CHICAGO (CBS) -- The Morning Insiders get results. Just a few hours after we told you about filthy conditions in a South Side alley, city crews got busy cleaning up the mess.

CBS 2's Tim McNicholas takes us there.

"It feels real good to say I don't live in a trash dump anymore," Charity Parker said.

It's not Christmas, but Parker woke up to a gift on Wednesday.

"We were happy this morning," she said.

So happy she took video on her phone of a city crew cleaning up the heap of trash dumped in her alley near 115th and Wentworth.

"If it wouldn't have been for calling you all, they wouldn't have cleaned it. It would have stayed there," she said.

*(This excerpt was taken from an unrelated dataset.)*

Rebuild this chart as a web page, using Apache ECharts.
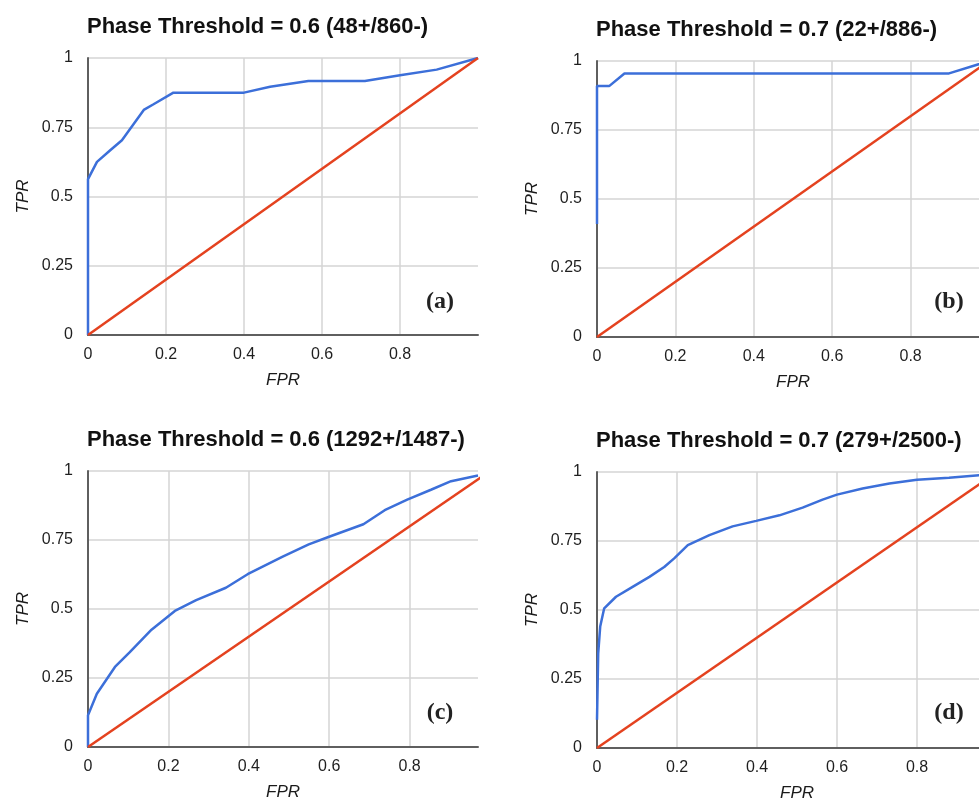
<!DOCTYPE html>
<html>
<head>
<meta charset="utf-8">
<script src="https://cdn.jsdelivr.net/npm/echarts@6/dist/echarts.min.js"></script>
<style>
  html, body { margin: 0; background: #fff; }
  #main { width: 979px; height: 803px; }
</style>
</head>
<body>
<div id="main"></div>
<script>
// panel (a)
const titleA = "Phase Threshold = 0.6 (48+/860-)";
const fprA = [0, 0, 0.023, 0.057, 0.087, 0.143, 0.168, 0.219, 0.40, 0.467, 0.565, 0.71, 0.80, 0.894, 1];
const tprA = [0, 0.5625, 0.625, 0.667, 0.703, 0.8125, 0.833, 0.875, 0.875, 0.896, 0.917, 0.917, 0.9375, 0.958, 1];
// panel (b)
const titleB = "Phase Threshold = 0.7 (22+/886-)";
const fprB = [0, 0, 0.031, 0.07, 0.898, 1];
const tprB = [0.409, 0.909, 0.909, 0.955, 0.955, 1];
// panel (c)
const titleC = "Phase Threshold = 0.6 (1292+/1487-)";
const fprC = [0, 0, 0.022, 0.067, 0.104, 0.158, 0.216, 0.269, 0.343, 0.397, 0.483, 0.549, 0.598, 0.685, 0.738, 0.794, 0.853, 0.903, 0.97];
const tprC = [0, 0.115, 0.193, 0.29, 0.344, 0.425, 0.493, 0.532, 0.577, 0.626, 0.689, 0.734, 0.761, 0.807, 0.858, 0.896, 0.932, 0.963, 0.984];
// panel (d)
const titleD = "Phase Threshold = 0.7 (279+/2500-)";
const fprD = [0, 0.003, 0.008, 0.018, 0.0475, 0.089, 0.131, 0.168, 0.193, 0.227, 0.281, 0.339, 0.398, 0.456, 0.514, 0.564, 0.60, 0.664, 0.731, 0.80, 0.88, 0.956, 1];
const tprD = [0.102, 0.343, 0.44, 0.506, 0.548, 0.584, 0.62, 0.656, 0.687, 0.735, 0.771, 0.803, 0.823, 0.843, 0.871, 0.90, 0.918, 0.94, 0.958, 0.972, 0.979, 0.988, 1];
// chance diagonal
const diagX = [0, 1];
const diagY = [0, 1];

const yTicks = [0, 0.25, 0.5, 0.75, 1];

const panels = [
  { title: titleA, fpr: fprA, tpr: tprA, xMax: 1, tag: "(a)", tagPos: [440, 302], grid: { left: 88, top: 58, width: 390, height: 277 } },
  { title: titleB, fpr: fprB, tpr: tprB, xMax: 1, tag: "(b)", tagPos: [949, 302], grid: { left: 597, top: 61, width: 392, height: 276 } },
  { title: titleC, fpr: fprC, tpr: tprC, xMax: 0.97, tag: "(c)", tagPos: [440, 713], grid: { left: 88, top: 471, width: 390, height: 276 } },
  { title: titleD, fpr: fprD, tpr: tprD, xMax: 1, tag: "(d)", tagPos: [949, 713], grid: { left: 597, top: 472, width: 400, height: 276 } }
];

const BLUE = "#3c6fd9";
const RED = "#e4421f";
const sans = "Liberation Sans, Arial, sans-serif";

const option = {
  animation: false,
  backgroundColor: "#fff",
  title: [],
  grid: [],
  xAxis: [],
  yAxis: [],
  series: [],
  graphic: []
};

panels.forEach((p, i) => {
  option.title.push({
    text: p.title,
    left: p.grid.left - 6,
    top: p.grid.top - 47,
    textStyle: { fontFamily: sans, fontSize: 22, fontWeight: "bold", color: "#111" }
  });
  option.grid.push(Object.assign({ outerBoundsMode: "none", containLabel: false }, p.grid));
  option.xAxis.push({
    type: "value", gridIndex: i, min: 0, max: p.xMax, interval: 0.2,
    name: "FPR", nameLocation: "middle", nameGap: 37,
    nameTextStyle: { fontFamily: sans, fontSize: 17, fontStyle: "italic", color: "#1a1a1a" },
    axisLine: { show: true, lineStyle: { color: "#5f5f5f", width: 2 } },
    axisTick: { show: false },
    axisLabel: { fontFamily: sans, fontSize: 16, color: "#1f1f1f", margin: 12, showMaxLabel: false },
    splitLine: { show: true, showMaxLine: false, lineStyle: { color: "#d4d4d4", width: 1.5 } }
  });
  option.yAxis.push({
    type: "value", gridIndex: i, min: 0, max: 1, interval: 0.25,
    name: "TPR", nameLocation: "middle", nameGap: 56,
    nameTextStyle: { fontFamily: sans, fontSize: 17, fontStyle: "italic", color: "#1a1a1a" },
    axisLine: { show: true, lineStyle: { color: "#5f5f5f", width: 2 } },
    axisTick: { show: false },
    axisLabel: { fontFamily: sans, fontSize: 16, color: "#1f1f1f", margin: 15,
      formatter: v => String(yTicks.find(t => Math.abs(t - v) < 1e-6) ?? v) },
    splitLine: { show: true, lineStyle: { color: "#d4d4d4", width: 1.5 } }
  });
  option.series.push({
    type: "line", xAxisIndex: i, yAxisIndex: i, showSymbol: false, symbol: "none",
    data: p.fpr.map((x, k) => [x, p.tpr[k]]),
    lineStyle: { color: BLUE, width: 2.5 }, z: 3
  });
  option.series.push({
    type: "line", xAxisIndex: i, yAxisIndex: i, showSymbol: false, symbol: "none",
    data: diagX.map((x, k) => [x, diagY[k]]),
    lineStyle: { color: RED, width: 2.5 }, z: 4
  });
  option.graphic.push({
    type: "text", x: p.tagPos[0], y: p.tagPos[1],
    style: { text: p.tag, fontFamily: "Liberation Serif, Times New Roman, serif", fontSize: 24, fontWeight: "bold",
      fill: "#222", align: "center", verticalAlign: "middle" }
  });
});

const myChart = echarts.init(document.getElementById("main"));
myChart.setOption(option);
</script>
</body>
</html>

Just a day earlier, Parker's dad and neighbor shared their frustrations on CBS 2.

"We called 311. We called the alderman's office. There's nothing happening here," Derrick White said. "This is why we're talking to you. We need help here."

When we called Ald. Carrie Austin (34th) on Tuesday, she said fly dumping is a problem across the ward and her team does what they can to stop it.

Austin could not explain why the trash had not been cleaned up already, but she did have some advice for the story.

Austin: "But you want to make an issue out of this because the people called you."

McNicholas: "That's right. The people called us with a complaint, and we follow up on it."

Austin: "I think that our residents deserve service – of course I do. But for you to make a big issue out of this one, make a big issue of fly dumping over the whole ward – not just one area."

We looked into it and we did find junk dumped in other parts of the ward, including mattresses and a pile of debris near a vacant store at 115th and Halsted, and more trash dumped in an alley at 129th and Halsted.

The 34th ward has the 4th-most fly dumping complaints in the city, with 531 this year. Of the top 13 wards with the most complaints, all but one are on the South or West sides.

"The biggest improvement would get some of these abandoned houses torn down where they like to dump at. That would be the key point. Find who owns these lots. Either clean 'em up or sell 'em off," Parker said.

After our first story aired, we also saw the city cleaning up other alleys near Parker's. In the 34th Ward, they have no shortage of work.

We reached back out to the alderman to ask what's she's doing across the ward to tackle this problem. She didn't get back to us, but she did say in our first call that her office always relays complaints to the Department of Streets and Sanitation.

Streets and Sanitation, meanwhile, said they're investigating why Parker's alley wasn't cleaned sooner.